10 juin 2020

Démos et Élites

Une correspondante du forum freeDiEM25 sur Facebook a articulé récemment une remise en question radicale (dans le meilleur sens du terme) de ce qu'est le mouvement DiEM25 (et la gauche), ce qu'ils devraient être et ce qu'ils sont devenus en fait. Les réactions de certains membres du groupe m'encouragent à développer un thème apparenté – celui de la relation entre Démos et élites.
Bien sûr, tout mouvement progressiste, en particulier au 21e siècle, doit prendre racine dans la base populaire - et la plupart de ceux qui ont eu au moins un certain impact dans la dernière décennie ont satisfait à cette condition, qu'il s'agisse des Printemps arabes tunisien et égyptien, des Indignés espagnols, des Américains d'Occupy Wall Street, des Carrés Rouges du Québec, des Français de Nuits Debout puis des Gilets Jaunes...
Mais il faut admettre qu'ils ont presque tous fini par bafouiller et s'effacer sans obtenir de résultats pratiques, sauf parfois sur des revendications locales spécifiques. Nous devons nous demander pourquoi et ce qui peut être fait à ce sujet.
Ma propre explication, que j'avoue sujette à débat, est que ces succès limités ont deux causes principales: l’absence d’un cadre idéologique solide offrant de l’espoir et des réponses positives cohérentes (pour prolonger des protestations essentiellement négatives et critiques), et l’absence de structure durable pour coordonner l'action et regrouper les sujets de plainte restreints en demandes plus larges répondant à des besoins plus généraux.
Dans les deux cas, un facteur commun semble avoir été la faiblesse ou l'inexistence d'un lien organique et consensuel entre les peuples et les élites intellectuelles. Il est évident que le progrès social doit être basé sur les besoins et les problèmes de la masse des gens. Mais quelqu'un, à un moment donné, doit intervenir pour les articuler en un programme clair, attrayant et convaincant, orienté vers une action efficace, et quelqu'un (d'autre, probablement) doit concevoir les moyens de diffuser ce programme et de le concrétiser. Et ce sont là des tâches qui nécessitent à la fois un talent et une expertise que l'on ne peut pas espérer voir apparaître par lui-même dans la masse contestataire.

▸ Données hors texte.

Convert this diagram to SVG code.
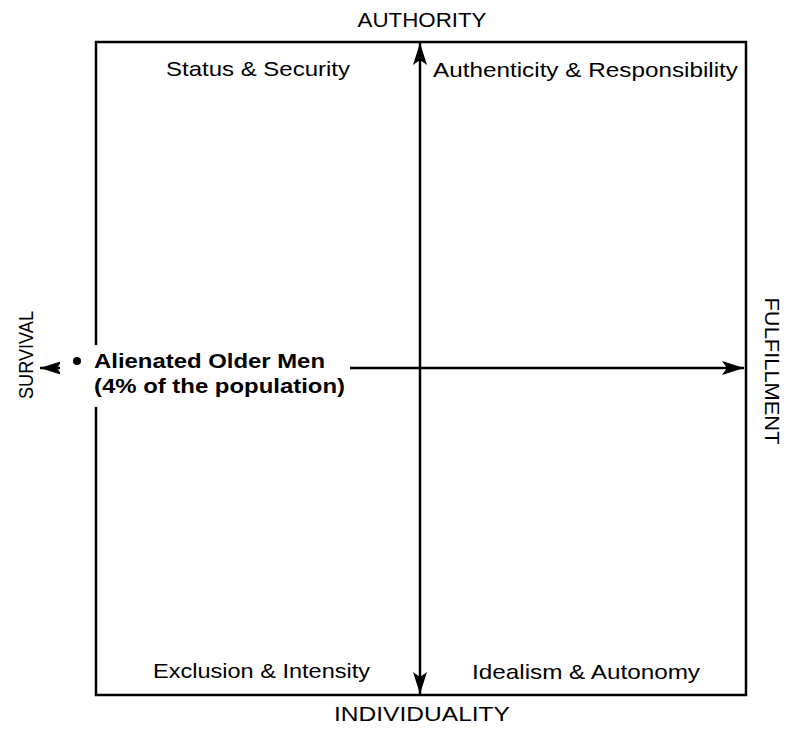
<svg xmlns="http://www.w3.org/2000/svg" width="794" height="732" viewBox="0 0 794 732">
  <style>
    .lbl { font-family: "Liberation Sans", "DejaVu Sans", sans-serif; font-size: 21px; fill: #000; }
    .axis-lbl { font-family: "Liberation Sans", "DejaVu Sans", sans-serif; font-size: 21px; fill: #000; }
    .bold { font-family: "Liberation Sans", "DejaVu Sans", sans-serif; font-size: 21px; font-weight: bold; fill: #000; }
    .line { stroke: #000; stroke-width: 2.5; fill: none; }
  </style>
  <defs>
    <marker id="arrow" viewBox="-2 -8 26 16" markerWidth="26" markerHeight="16" refX="22" refY="0" orient="auto" markerUnits="userSpaceOnUse">
      <path d="M22,0 L0,-7 L5,0 L0,7 Z" fill="#000"/>
    </marker>
  </defs>
  <rect width="794" height="732" fill="#fff"/>

  <!-- quadrant frame -->
  <g id="frame">
    <rect class="line" x="96" y="42" width="650" height="653"/>
  </g>

  <!-- axes -->
  <g id="connectors">
    <line class="line" x1="420" y1="368" x2="420" y2="43" marker-end="url(#arrow)"/>
    <line class="line" x1="420" y1="368" x2="420" y2="694" marker-end="url(#arrow)"/>
    <line class="line" x1="420" y1="368" x2="744" y2="368" marker-end="url(#arrow)"/>
    <line class="line" x1="420" y1="368" x2="40" y2="368" marker-end="url(#arrow)"/>
  </g>

  <!-- axis labels -->
  <g id="authority"><text class="axis-lbl" x="422" y="27" text-anchor="middle" textLength="129" lengthAdjust="spacingAndGlyphs">AUTHORITY</text></g>
  <g id="individuality"><text class="axis-lbl" x="422" y="721" text-anchor="middle" textLength="176" lengthAdjust="spacingAndGlyphs">INDIVIDUALITY</text></g>
  <g id="survival"><text class="axis-lbl" transform="translate(33,355) rotate(-90)" text-anchor="middle" textLength="88" lengthAdjust="spacingAndGlyphs">SURVIVAL</text></g>
  <g id="fulfillment"><text class="axis-lbl" transform="translate(765,371) rotate(90)" text-anchor="middle" textLength="147" lengthAdjust="spacingAndGlyphs">FULFILLMENT</text></g>

  <!-- quadrant labels -->
  <g id="status-security"><text class="lbl" x="166" y="76" textLength="184" lengthAdjust="spacingAndGlyphs">Status &amp; Security</text></g>
  <g id="authenticity-responsibility"><text class="lbl" x="433" y="77" textLength="305" lengthAdjust="spacingAndGlyphs">Authenticity &amp; Responsibility</text></g>
  <g id="exclusion-intensity"><text class="lbl" x="153" y="678" textLength="217" lengthAdjust="spacingAndGlyphs">Exclusion &amp; Intensity</text></g>
  <g id="idealism-autonomy"><text class="lbl" x="472" y="679" textLength="228" lengthAdjust="spacingAndGlyphs">Idealism &amp; Autonomy</text></g>

  <!-- segment marker -->
  <g id="alienated-older-men">
    <rect x="60" y="345" width="290" height="62" fill="#fff"/>
    <circle cx="77" cy="361" r="4" fill="#000"/>
    <text class="bold" x="94" y="368" textLength="231" lengthAdjust="spacingAndGlyphs">Alienated Older Men</text>
    <text class="bold" x="94" y="393" textLength="251" lengthAdjust="spacingAndGlyphs">(4% of the population)</text>
  </g>
</svg>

Hélas, l'expérience passée de la gauche n'est pas d'une grande utilité ici: ses élites ont été conçues et développées dans un contexte très différent, le 19e et le début du 20e siècle, où une majorité écrasante du peuple se composait de travailleurs illettrés, mal payés ou de paysans misérables; de plus, une grande partie de l'action progressiste devait se faire clandestinement, hors de la vue de gouvernements tyranniques. La nécessité d'une direction compacte instruite et bien entraînée («l'avant-garde du prolétariat») pour dicter des slogans et des actions directes était donc très logique, ce qui n'est plus le cas dans la plupart des pays «avancés».
D'un autre côté, le besoin d'expertise demeure (et a probablement même augmenté dans notre société beaucoup plus technique), mais il doit être dissocié de celui des commandements autoritaires, car les peuples dans leur ensemble sont beaucoup mieux éduqués, mieux informés, et aussi beaucoup plus hétérogènes que lors des siècles passés. Cela suggère un besoin nouveau et urgent de compenser l'orientation positive «de bas en haut» des gauches au 21e siècle par la constitution d'un lien efficace entre les Démos et les différentes «élites» de spécialistes qui peuvent, dans un esprit coopératif et égalitaire, montrer la voie vers les meilleures idées, les meilleures techniques de propagande et de publicité, les meilleurs modes d'action pour atteindre des objectifs sociaux pertinents au profit de tous.